A Comprehensive Review of Deep Learning Applications in Hydrology and Water Resources (2007.12269v1)

Abstract: The global volume of digital data is expected to reach 175 zettabytes by 2025. The volume, variety, and velocity of water-related data are increasing due to large-scale sensor networks and increased attention to topics such as disaster response, water resources management, and climate change. Combined with the growing availability of computational resources and popularity of deep learning, these data are transformed into actionable and practical knowledge, revolutionizing the water industry. In this article, a systematic review of literature is conducted to identify existing research which incorporates deep learning methods in the water sector, with regard to monitoring, management, governance and communication of water resources. The study provides a comprehensive review of state-of-the-art deep learning approaches used in the water industry for generation, prediction, enhancement, and classification tasks, and serves as a guide for how to utilize available deep learning methods for future water resources challenges. Key issues and challenges in the application of these techniques in the water domain are discussed, including the ethics of these technologies for decision-making in water resources management and governance. Finally, we provide recommendations and future directions for the application of deep learning models in hydrology and water resources.

• The paper systematically reviews 129 publications on deep learning in hydrology and water resources, identifying prevalent architectures like CNN and LSTM and common applications such as flood forecasting and water quality prediction.
• A key finding is the significant challenge posed by the lack of standardized, accessible datasets in hydrology, hindering reproducibility and collaborative progress in applying deep learning models.
• The review highlights the potential for deep learning to enhance water management strategies but stresses the critical need for collaborative dataset development, improved model documentation, and addressing ethical considerations.
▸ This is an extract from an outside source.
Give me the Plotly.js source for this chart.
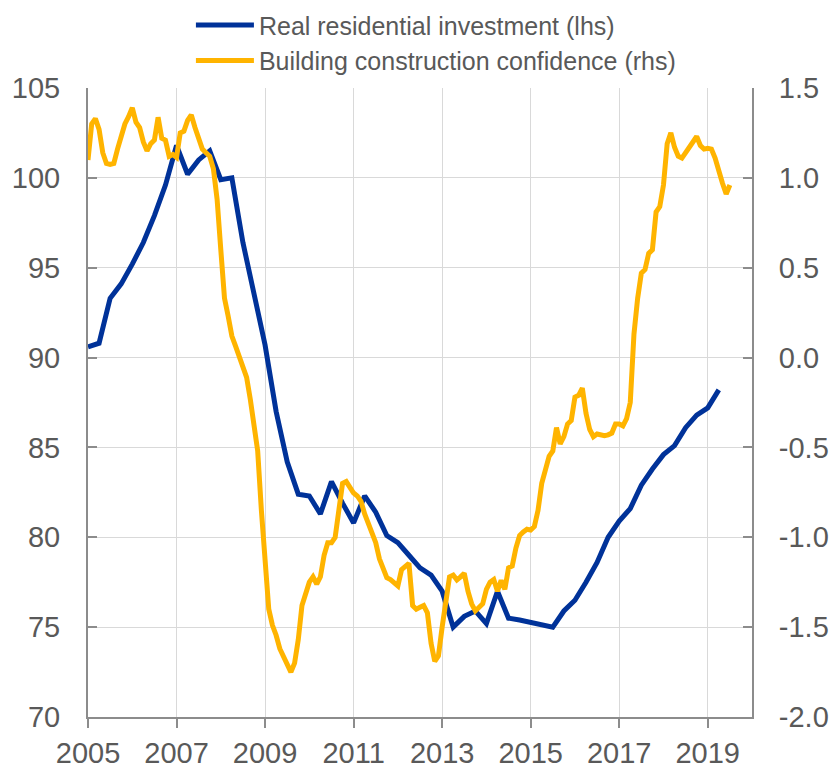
<!DOCTYPE html>
<html>
<head>
<meta charset="utf-8">
<script src="https://cdn.plot.ly/plotly-3.0.1.min.js"></script>
<style>
  html, body { margin: 0; padding: 0; background: #ffffff; }
  #chart { width: 834px; height: 769px; }
</style>
</head>
<body>
<div id="chart"></div>
<script>
// ---- Data ----
// Real residential investment (lhs), quarterly, first observation 2005Q1
var investStartYear = 2005;
var investValues = [
  90.6, 90.8, 93.3, 94.1,
  95.2, 96.4, 97.9, 99.6,
  101.8, 100.2, 101.0, 101.5,
  99.9, 100.0, 96.4, 93.6,
  90.7, 87.0, 84.2, 82.4,
  82.3, 81.3, 83.1, 81.9,
  80.8, 82.3, 81.4, 80.1,
  79.7, 79.0, 78.3, 77.9,
  77.0, 75.0, 75.6, 75.9,
  75.2, 77.0, 75.5, 75.4,
  75.25, 75.1, 75.0, 75.9,
  76.5, 77.5, 78.6, 80.0,
  80.9, 81.6, 82.9, 83.8,
  84.6, 85.1, 86.1, 86.8,
  87.2, 88.2
];

// Building construction confidence (rhs), monthly, first observation Jan 2005
var confStartYear = 2005;
var confValues = [
  // 2005
  1.10, 1.30, 1.33, 1.27, 1.14, 1.08, 1.075, 1.08, 1.16, 1.23, 1.30, 1.34,
  // 2006
  1.39, 1.31, 1.28, 1.20, 1.15, 1.19, 1.21, 1.337, 1.22, 1.21, 1.12, 1.13,
  // 2007
  1.114, 1.25, 1.26, 1.32, 1.35, 1.28, 1.21, 1.16, 1.14, 1.12, 1.05, 0.88,
  // 2008
  0.60, 0.33, 0.23, 0.12, 0.064, 0.0, -0.06, -0.11, -0.233, -0.36, -0.52, -0.85,
  // 2009
  -1.15, -1.40, -1.49, -1.545, -1.62, -1.665, -1.72, -1.75, -1.70, -1.57, -1.38, -1.31,
  // 2010
  -1.25, -1.22, -1.26, -1.22, -1.10, -1.03, -1.03, -1.00, -0.86, -0.70, -0.69, -0.72,
  // 2011
  -0.754, -0.77, -0.80, -0.87, -0.93, -0.97, -1.03, -1.12, -1.18, -1.225, -1.235, -1.25,
  // 2012
  -1.27, -1.18, -1.165, -1.145, -1.38, -1.40, -1.39, -1.38, -1.42, -1.59, -1.69, -1.66,
  // 2013
  -1.50, -1.36, -1.22, -1.21, -1.237, -1.22, -1.20, -1.30, -1.37, -1.41, -1.39, -1.37,
  // 2014
  -1.29, -1.25, -1.235, -1.30, -1.24, -1.29, -1.17, -1.16, -1.06, -0.99, -0.97, -0.955,
  // 2015
  -0.96, -0.94, -0.85, -0.70, -0.625, -0.55, -0.52, -0.39, -0.48, -0.44, -0.37, -0.35,
  // 2016
  -0.22, -0.21, -0.17, -0.31, -0.40, -0.44, -0.425, -0.43, -0.435, -0.43, -0.42, -0.37,
  // 2017
  -0.37, -0.38, -0.34, -0.25, 0.13, 0.33, 0.47, 0.49, 0.58, 0.60, 0.81, 0.84,
  // 2018
  0.96, 1.19, 1.25, 1.17, 1.12, 1.11, 1.14, 1.18, 1.20, 1.23, 1.18, 1.16,
  // 2019
  1.165, 1.16, 1.11, 1.03, 0.97, 0.91, 0.96
];

var xTickVals = [2005, 2007, 2009, 2011, 2013, 2015, 2017, 2019];
var xTickText = ["2005", "2007", "2009", "2011", "2013", "2015", "2017", "2019"];
var leftTickVals = [70, 75, 80, 85, 90, 95, 100, 105];
var leftTickText = ["70", "75", "80", "85", "90", "95", "100", "105"];
var rightTickVals = [-2.0, -1.5, -1.0, -0.5, 0.0, 0.5, 1.0, 1.5];
var rightTickText = ["-2.0", "-1.5", "-1.0", "-0.5", "0.0", "0.5", "1.0", "1.5"];

var seriesNames = ["Real residential investment (lhs)", "Building construction confidence (rhs)"];

// ---- Build time coordinates (quarterly / monthly positions) ----
var investX = investValues.map(function (v, i) { return investStartYear + i / 4; });
var confX = confValues.map(function (v, i) { return confStartYear + i / 12; });

var fontFamily = "Liberation Sans, Arial, Helvetica, sans-serif";
var textColor = "#595959";
var axisColor = "#8c8c8c";
var gridColor = "#d9d9d9";

var traces = [
  {
    x: investX, y: investValues, name: seriesNames[0],
    type: "scatter", mode: "lines", yaxis: "y",
    line: { color: "#003299", width: 5, shape: "linear" },
    hoverinfo: "x+y"
  },
  {
    x: confX, y: confValues, name: seriesNames[1],
    type: "scatter", mode: "lines", yaxis: "y2",
    line: { color: "#FFB400", width: 5, shape: "linear" },
    hoverinfo: "x+y"
  }
];

var layout = {
  width: 834, height: 769,
  margin: { l: 88, r: 82, t: 88, b: 52, pad: 0, autoexpand: false },
  paper_bgcolor: "#ffffff",
  plot_bgcolor: "#ffffff",
  font: { family: fontFamily, color: textColor, size: 29 },
  showlegend: true,
  legend: {
    orientation: "v",
    x: 0.155, xanchor: "left", xref: "paper",
    y: 0.997, yanchor: "top", yref: "container",
    bgcolor: "rgba(0,0,0,0)",
    borderwidth: 0,
    font: { family: fontFamily, size: 25, color: textColor },
    tracegroupgap: 0,
    itemwidth: 58
  },
  xaxis: {
    range: [2005, 2020],
    tickmode: "array", tickvals: xTickVals, ticktext: xTickText,
    showgrid: true, gridcolor: gridColor, gridwidth: 1,
    zeroline: false,
    showline: true, linecolor: axisColor, linewidth: 2,
    ticks: "outside", ticklen: 9, tickwidth: 2, tickcolor: axisColor,
    tickfont: { family: fontFamily, size: 29, color: textColor },
    fixedrange: true
  },
  yaxis: {
    range: [70, 105],
    tickmode: "array", tickvals: leftTickVals, ticktext: leftTickText,
    showgrid: true, gridcolor: gridColor, gridwidth: 1,
    zeroline: false,
    showline: true, linecolor: axisColor, linewidth: 2,
    ticks: "inside", ticklen: 9, tickwidth: 2, tickcolor: axisColor,
    tickfont: { family: fontFamily, size: 29, color: textColor },
    ticklabelstandoff: 20,
    fixedrange: true
  },
  yaxis2: {
    range: [-2.0, 1.5],
    overlaying: "y", side: "right",
    tickmode: "array", tickvals: rightTickVals, ticktext: rightTickText,
    showgrid: false,
    zeroline: false,
    showline: true, linecolor: axisColor, linewidth: 2,
    ticks: "inside", ticklen: 9, tickwidth: 2, tickcolor: axisColor,
    tickfont: { family: fontFamily, size: 29, color: textColor },
    ticklabelstandoff: 19,
    fixedrange: true
  }
};

Plotly.newPlot("chart", traces, layout, { displayModeBar: false, staticPlot: false, responsive: false });
</script>
</body>
</html>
A Systematic Review of Deep Learning Applications in Hydrology and Water Resources

This systematic review provides an in-depth analysis of the integration of deep learning methodologies within the field of hydrology and water resources, addressing the rapidly increasing data volume and variety in this sector. The paper critically examines how emerging deep learning tools have transformed data into actionable knowledge across various water-related applications, such as flood prediction, water quality monitoring, and resource management.

Overview

The article meticulously surveys literature covering deep learning applications across subdomains in hydrology, identifying architectures, data sources, and methodologies along with their applications in addressing water-related challenges. With comprehensive analyses of 129 publications, it reveals emerging trends and key architectures predominantly utilized, such as Convolutional Neural Networks (CNNs) and Long Short-Term Memory networks (LSTMs). These architectures are extensively employed due to their superiority in managing complex time-series data inherent in hydrological processes.

Key Findings

• Architectures: While a wide range of deep learning architectures are explored, CNN and LSTM models emerge as the most adopted, given their capacity to handle spatiotemporal data efficiently. However, the review notes a relative paucity in utilizing architectures like Generative Adversarial Networks (GANs) and Deep Q Networks (DQNs) which could offer innovative approaches.
• Datasets: A significant discovery is the lack of standardized, published datasets in hydrology that hampers reproducibility and collective progress. Most datasets are sourced from governmental bodies and are not readily available for benchmarking, demonstrating a data accessibility challenge.
• Applications: The review highlights flood forecasting and water quality prediction as the primary focus areas for deep learning applications. This trend is likely due to the availability of continuous real-time data and the critical need for predictive capabilities in these areas to mitigate risks.
• Challenges: Key challenges include limited data and lack of interoperability among datasets, along with the potential misuse of “deep learning” as a buzzword without the rigorous application of its principles. Moreover, detailed descriptions of models and methods are often insufficient, which may impact the reproducibility of results.

Implications and Future Directions

The integration of deep learning within hydrology holds substantial implications for enhanced water management strategies, enabling more accurate forecasting models and efficient data utilization. The review emphasizes the need for collaborative dataset development and standardization to improve the robustness and reliability of deep learning models. Furthermore, addressing ethical considerations in the deployment of these systems is crucial given their potential influence on decision-making in disaster risk management and resource allocation.

Future advancements may focus on automated forecasting systems, AI platforms for hydrology, and edge computing to harness real-time data processing at lower costs. The potential to develop virtual and augmented reality applications also holds promise for training and educational purposes within hydrological contexts.

In conclusion, the paper presents a thorough examination of current practices and challenges in applying deep learning to hydrology. It provides practical recommendations to foster innovation and suggests a trajectory for continuous improvement in this evolving intersection of water science and artificial intelligence.